How to paint a ceiling like a pro
Painting a room is perhaps the easiest and least expensive do-it-yourself project that can have a BIG impact on your home. However, many homeowners find painting the ceiling somewhat intimidating. In order to complete a room, painting the ceiling is part of the project.
Yes, compared to the walls, painting a ceiling does require some special equipment – a stepladder and an extension pole. It is somewhat more physically demanding than painting the wall. However, just like painting the walls, putting a little extra time and effort into prep time pays big dividends in overall time, effort, cleanup and the end result. Here are some tips to help you finish the job just like the pros.
Remove as much of the furniture as you can.
Not only does it make moving in the space easier, it limits damage that can be caused to furniture. Make sure to cover the furniture you don’t remove with drop cloths.
If you are painting the entire room, the ceiling is where you should start. And you may avoid taping. If you are painting the ceiling only, use painter’s tape where the walls meet the ceiling and around any molding on the ceiling’s edges.

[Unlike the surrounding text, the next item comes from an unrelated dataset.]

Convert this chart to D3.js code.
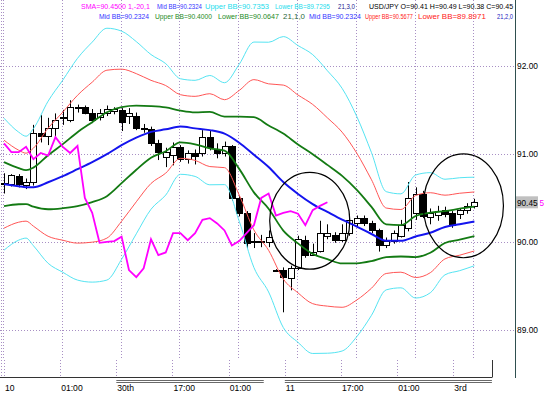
<!DOCTYPE html>
<html><head><meta charset="utf-8">
<script src="https://cdn.jsdelivr.net/npm/d3@7"></script>
<style>body{margin:0;background:#fff}svg{display:block;font-family:"Liberation Sans",Arial,sans-serif}</style>
</head><body><svg id="c" width="548" height="394"></svg>
<script>
// ---- candle data (hourly USD/JPY) ----
const open = [90.67,90.66,90.75,90.65,90.68,91.24,91.20,91.29,91.41,91.39,91.53,91.53,91.47,91.42,91.47,91.49,91.50,91.43,91.43,91.30,
91.28,91.12,90.96,90.99,91.08,90.94,91.01,91.01,91.19,91.06,91.01,91.09,90.50,90.33,90.01,90.00,90.00,89.68,89.68,89.59,
89.70,90.02,89.85,89.90,90.07,90.08,90.02,90.10,90.21,90.27,90.21,90.13,89.97,90.01,90.07,90.16,90.33,90.55,90.28,90.31,
90.36,90.33,90.32,90.36,90.41];
const high = [90.78,90.77,90.77,90.72,91.33,91.44,91.41,91.46,91.50,91.61,91.56,91.55,91.51,91.51,91.55,91.53,91.52,91.52,91.47,91.34,
91.31,91.16,91.07,91.13,91.10,91.04,91.05,91.27,91.27,91.12,91.14,91.10,90.52,90.35,90.10,90.08,90.13,89.69,89.71,89.73,
90.07,90.07,89.98,90.24,90.20,90.11,90.20,90.32,90.30,90.30,90.24,90.15,90.05,90.13,90.25,90.68,90.62,90.58,90.38,90.41,
90.40,90.35,90.38,90.44,90.49];
const low = [90.55,90.63,90.62,90.60,90.64,91.13,91.10,91.19,91.33,91.36,91.47,91.45,91.35,91.38,91.43,91.45,91.26,91.34,91.27,91.24,
91.09,90.93,90.85,90.87,90.91,90.89,90.88,90.97,91.04,90.95,90.97,90.47,90.29,89.93,89.93,89.94,89.94,89.67,89.20,89.45,
89.68,89.82,89.84,89.88,90.03,89.99,90.00,90.07,90.18,90.18,90.10,89.89,89.93,89.98,90.05,90.12,90.25,90.27,90.20,90.24,
90.28,90.16,90.26,90.32,90.38];
const close = [90.66,90.76,90.66,90.68,91.24,91.20,91.30,91.39,91.42,91.53,91.52,91.47,91.39,91.47,91.51,91.51,91.36,91.47,91.30,91.28,
91.12,91.02,91.02,91.08,90.94,91.01,90.98,91.19,91.08,91.01,91.09,90.50,90.33,89.99,90.00,90.01,90.06,89.68,89.60,89.70,
90.03,89.85,89.88,90.10,90.10,90.02,90.10,90.25,90.27,90.21,90.13,89.96,90.01,90.10,90.19,90.50,90.55,90.30,90.33,90.35,
90.32,90.19,90.36,90.41,90.45];

// ---- SMA(1) shifted -20 (magenta), candle index 0..44 ----
const smaShift = [91.12,91.02,91.02,91.08,90.94,91.01,90.98,91.19,91.08,91.01,91.09,90.50,90.33,89.99,90.00,90.01,90.06,89.68,89.60,89.70,
90.03,89.85,89.88,90.10,90.10,90.02,90.10,90.25,90.27,90.21,90.13,89.96,90.01,90.10,90.19,90.50,90.55,90.30,90.33,90.35,
90.32,90.19,90.36,90.41,90.45];

// ---- Bollinger bands (21), read at these candles ----
const bandIdx = [0,2,3,4,6,8,10,12,14,16,18,20,22,24,26,28,30,32,34,36,38,40,42,44,46,48,50,52,54,56,58,60,62,64];
const bbMid = [90.656,90.633,90.622,90.622,90.678,90.747,90.826,90.906,90.997,91.099,91.184,91.250,91.279,91.311,91.290,91.270,91.230,91.127,90.990,90.850,90.680,
90.545,90.430,90.340,90.252,90.174,90.090,90.013,90.012,90.061,90.104,90.169,90.201,90.2324];
const bb1Up = [90.906,90.838,90.815,90.844,90.985,91.111,91.246,91.361,91.474,91.531,91.548,91.543,91.528,91.492,91.472,91.477,91.423,91.424,91.417,91.323,91.231,
91.107,90.996,90.875,90.750,90.591,90.398,90.199,90.190,90.294,90.332,90.350,90.377,90.400];
const bb1Lo = [90.406,90.428,90.429,90.400,90.371,90.383,90.406,90.452,90.520,90.667,90.820,90.957,91.030,91.130,91.108,91.063,91.037,90.830,90.563,90.377,90.129,
89.983,89.864,89.805,89.755,89.757,89.782,89.827,89.834,89.828,89.877,89.988,90.025,90.0647];
const bb2Up = [91.156,91.042,91.008,91.065,91.292,91.475,91.666,91.815,91.951,91.963,91.912,91.836,91.777,91.673,91.654,91.684,91.616,91.721,91.844,91.796,91.782,
91.669,91.562,91.410,91.247,91.008,90.706,90.385,90.368,90.527,90.559,90.531,90.553,90.5677];
const bb2Lo = [90.156,90.224,90.236,90.179,90.064,90.019,89.986,89.997,90.043,90.235,90.456,90.664,90.781,90.949,90.926,90.856,90.844,90.533,90.136,89.904,89.578,
89.421,89.298,89.270,89.257,89.340,89.474,89.641,89.656,89.595,89.650,89.807,89.849,89.8971];
const bb3Up = [91.406,91.247,91.201,91.287,91.599,91.839,92.086,92.270,92.428,92.395,92.276,92.129,92.026,91.854,91.836,91.891,91.809,92.018,92.271,92.269,92.333,
92.231,92.128,91.945,91.745,91.425,91.014,90.571,90.546,90.760,90.787,90.712,90.729,90.7353];
const bb3Lo = [89.906,90.020,90.043,89.957,89.757,89.655,89.566,89.543,89.566,89.803,90.092,90.371,90.532,90.768,90.744,90.649,90.651,90.236,89.709,89.431,89.027,
88.859,88.732,88.735,88.760,88.923,89.166,89.455,89.478,89.362,89.422,89.626,89.673,89.7295];

// ---- axes / labels ----
const priceTicks = [89, 90, 91, 92];
const timeLabels = ["10","01:00","30th","17:00","01:00","11","17:00","01:00","3rd"];
const timeIdx = [0,8,16,24,32,40,48,56,64];
const lastPrice = 90.45;

// annotation ellipses: [centre index, centre price, half-width in candles, half-height in price]
const ellipses = [[41.6, 90.24, 5.45, 0.55], [62.5, 90.41, 5.45, 0.59]];

const svg = d3.select("#c");
const plotR = 515, plotB = 377;
const x = d3.scaleLinear().domain([0, 64]).range([4, 474.4]);
const y = d3.scaleLinear().domain([89, 92]).range([329.9, 65.9]);
const xSub = d3.scaleLinear().domain([0, 64]).range([4, 453.3]);

svg.append("defs").append("clipPath").attr("id","pc").append("rect")
  .attr("x",0).attr("y",0).attr("width",plotR).attr("height",plotB);

const gridC = "#a88fc4";
const g = svg.append("g");
priceTicks.forEach(v => {
  const yy = Math.round(y(v)) + 0.5;
  g.append("line").attr("x1",0).attr("x2",plotR).attr("y1",yy).attr("y2",yy)
    .attr("stroke",gridC).attr("stroke-dasharray","1,2");
});
timeIdx.forEach(i => {
  const xx = Math.round(x(i)) - 0.5;
  g.append("line").attr("x1",xx).attr("x2",xx).attr("y1",0).attr("y2",358)
    .attr("stroke",gridC).attr("stroke-dasharray","1,2");
});
timeIdx.forEach(i => {
  const xx = Math.round(xSub(i)) + 0.5;
  g.append("line").attr("x1",xx).attr("x2",xx).attr("y1",360).attr("y2",plotB)
    .attr("stroke",gridC).attr("stroke-dasharray","1,2");
});
g.append("line").attr("x1",1.5).attr("x2",1.5).attr("y1",0).attr("y2",plotB)
  .attr("stroke",gridC).attr("stroke-dasharray","1,2");

// candles
const cg = svg.append("g").attr("clip-path","url(#pc)");
close.forEach((c,i) => {
  const o = open[i];
  const xx = Math.round(x(i)) + 0.5;
  cg.append("line").attr("x1",xx).attr("x2",xx).attr("y1",y(high[i])).attr("y2",y(low[i]))
    .attr("stroke","#000").attr("stroke-width",1);
  const t = Math.round(y(Math.max(o,c))) + 0.5, b = Math.round(y(Math.min(o,c))) + 0.5;
  cg.append("rect").attr("x",xx-3).attr("y",t).attr("width",6).attr("height",Math.max(1,b-t))
    .attr("fill", c < o ? "#000" : "#fff").attr("stroke","#000").attr("stroke-width",1);
});

// lines
const lg = svg.append("g").attr("clip-path","url(#pc)");
const mk = (xs, ys) => d3.line().x((d,k)=>x(xs[k])).y(d=>y(d)).curve(d3.curveMonotoneX)(ys);
const band = (arr, col, w) => lg.append("path").attr("d", mk(bandIdx, arr))
  .attr("fill","none").attr("stroke",col).attr("stroke-width",w);
band(bb3Up, "#55e4f2", 1); band(bb3Lo, "#55e4f2", 1);
band(bb2Up, "#ff5555", 1); band(bb2Lo, "#ff5555", 1);
band(bb1Up, "#137a13", 1.8); band(bb1Lo, "#137a13", 1.8);
band(bbMid, "#1414ee", 2);
lg.append("path").attr("d", d3.line().x((d,k)=>x(k)).y(d=>y(d))(smaShift))
  .attr("fill","none").attr("stroke","#ff00ff").attr("stroke-width",1.8);

// ellipses
ellipses.forEach(e => {
  svg.append("ellipse").attr("cx", x(e[0])).attr("cy", y(e[1]))
    .attr("rx", x(e[0]+e[2]) - x(e[0])).attr("ry", y(e[1]-e[3]) - y(e[1]))
    .attr("fill","none").attr("stroke","#000").attr("stroke-width",1.2);
});

// frame
svg.append("line").attr("x1",plotR+0.5).attr("x2",plotR+0.5).attr("y1",0).attr("y2",plotB+1)
  .attr("stroke","#2f4f4f").attr("stroke-width",1);
svg.append("line").attr("x1",0).attr("x2",492).attr("y1",plotB+0.5).attr("y2",plotB+0.5)
  .attr("stroke","#333").attr("stroke-width",1);
svg.append("line").attr("x1",492.5).attr("x2",492.5).attr("y1",360).attr("y2",plotB+0.5)
  .attr("stroke","#333").attr("stroke-width",1);

// text fitted to a target width by horizontal scaling
function fitText(px, py, w, size, col, str) {
  const t = svg.append("text").attr("x",0).attr("y",0).attr("font-size",size+"px")
    .attr("fill",col).text(str);
  const nat = t.node().getComputedTextLength();
  t.attr("transform", `translate(${px},${py}) scale(${(w/nat).toFixed(4)},1)`);
  return t;
}

// y axis labels
priceTicks.forEach(v => {
  svg.append("text").attr("x",517).attr("y",y(v)+3.2).attr("font-size","8.4px")
    .attr("fill","#000").text(d3.format(".2f")(v));
});
// last price tag
svg.append("rect").attr("x",516).attr("y",y(lastPrice)-6).attr("width",22).attr("height",12).attr("fill","#c0c0c0");
fitText(517, y(lastPrice)+3.2, 20.5, 8.2, "#000", d3.format(".2f")(lastPrice));
svg.append("text").attr("x",539.5).attr("y",y(lastPrice)+3.2).attr("font-size","8.2px")
  .attr("fill","#ff00ff").text("5");

// time labels
timeLabels.forEach((t,k) => {
  svg.append("text").attr("x", xSub(timeIdx[k]) + 1).attr("y", 391).attr("font-size","8.6px")
    .attr("fill","#000").text(t);
});
[[16,37],[40,69.5]].forEach(s => {
  [380.5, 382.5].forEach(yy => svg.append("line").attr("x1", xSub(s[0])).attr("x2", xSub(s[1]))
    .attr("y1",yy).attr("y2",yy).attr("stroke","#444").attr("stroke-width",0.8));
});

// legend
const leg = [
  [81, 8.5, 69, "#ff00ff", "SMA=90.4500  1,-20,1"],
  [157, 8.5, 45, "#3434ff", "Mid BB=90.2324"],
  [205, 8.5, 64, "#22dcec", "Upper BB=90.7353"],
  [275, 8.5, 55, "#22dcec", "Lower BB=89.7295"],
  [338, 8.5, 17, "#202090", "21,3,0"],
  [369, 8.5, 144, "#000", "USD/JPY O=90.41 H=90.49 L=90.38 C=90.45"],
  [99, 18.5, 50, "#3434ff", "Mid BB=90.2324"],
  [155, 18.5, 57, "#1c8a1c", "Upper BB=90.4000"],
  [218, 18.5, 61, "#1c8a1c", "Lower BB=90.0647"],
  [283, 18.5, 22, "#2a6a3a", "21,1,0"],
  [309, 18.5, 52, "#3434ff", "Mid BB=90.2324"],
  [365, 18.5, 48, "#ff2020", "Upper BB=90.5677"],
  [418, 18.5, 68, "#ff2020", "Lower BB=89.8971"],
  [497, 18.5, 16, "#2020c0", "21,2,0"]
];
leg.forEach(l => fitText(l[0], l[1], l[2], 7.6, l[3], l[4]));
</script></body></html>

It may seem like an added step, but adding a coat of primer provides a stain barrier and can make it possible to finish the ceiling with only one coat of paint.
Starting in one corner, with a 2″ trim brush, paint a three foot cut-line along one wall, then the adjoining wall. While the cut-line is still wet, start painting the ceiling with the roller. Just like painting a wall, painting while the cut-line is still wet will help reduce visible lines.
Fill the well of the roller tray with paint and move the roller over the paint until the nap is covered. Don’t submerge the roller; just glide it over the paint in the shallow part of the tray until the nap is completely covered and paint drips are minimal.
Unless you’re 6’6” and working on 8’ ceilings, you’ll need to attach the extension pole to the roller. Use the paint-filled roller to create a zigzag pattern measuring 3-4 feet square. Then go over the same area using straight strokes to even out the paint. Remember to work while the paint is still wet to avoid leaving paint lines. Paint smaller sections and be sure to feather the edges to reduce visible lines between sections.
The secret is to work quickly and efficiently. Prep work cuts painting time, which means you’ll be working with wet paint and less likely to leave visible lines. Like any painting project, you may need to repeat the process. Be sure to clean any splatters and drips immediately, and to clean paintbrushes, roller and tray with warm soap and water when you’re finished.